The Cardinals continue to acknowledge their dearth of healthy starting pitching, a need that will start to be aided with Kwang Hyun Kim’s impending return. Even after Kim rejoins the Cards, though, two-fifths of the rotation will remain on the shelf, with Flaherty and Miles Mikolas not in the immediate plans.

So call Gant’s evening a reminder of a concern on a night full of them; eight staff-wide walks made it seven games with as many this season.

But on Saturday, it was the circumstances rather than the free passes alone. Already leading the Majors by having faced 108 plate appearances with the bases loaded entering the evening, the Cardinals added five to that total on Saturday.

They ended as such: popout, walk, single, hit-by-pitch and putout. The run-scoring walk was the Major League-leading 16th offered by the Cardinals this season. The next closest team (Toronto) has 10.

Jake Woodford was brought in to replace Gant with two outs and the bases full in the second inning. He has faced the most batters with the bases loaded this season, at 18. Gant has faced 12 batters with the bags juiced, walking two.

“I'm not here to complain about it. It's been what it's been,” Shildt said. “We have to figure out a way to get better. We start to make some momentum, and then it happens, and here we are talking about it.”

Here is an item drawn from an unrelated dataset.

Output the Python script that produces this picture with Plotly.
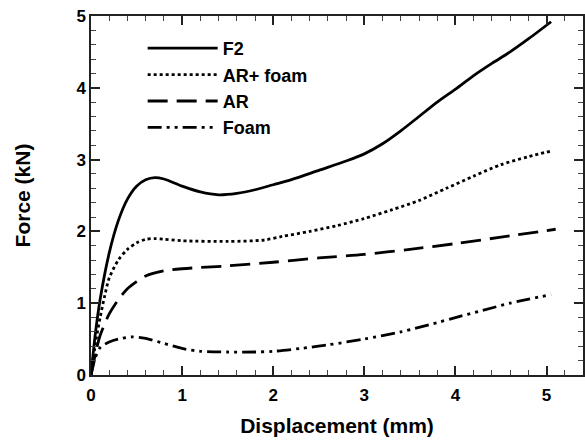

Frustrating for the Cardinals is that they believe their process should lead in a more generous direction, even in spite of the rash of injuries. They believe in their process, citing past years of success, but also realize they can’t rely on it solely when the results don’t come in tandem.

“We understand the recipe,” Shildt said. “We just need to be more consistent with what that recipe looks like. … We're doing our best to adapt and make adjustments, but we also want to make sure we stay at their core principles that won us a lot of baseball games.”

Paul DeJong, who slugged his first homer since coming off the injured list in the third on the heels of Nolan Arenado’s second-inning blast, noticed one area the clubhouse may be pressing.

“Yadi said before the game to me, he's like, ‘We just have to have fun out there and enjoy it,’” DeJong said. “We're a little too stiff sometimes and a little too tense. Overall [we need to keep] just playing loose and playing together, not worried about failing and being aggressive. … If we can kind of all adapt that attitude, I think we'll be just fine as a group.”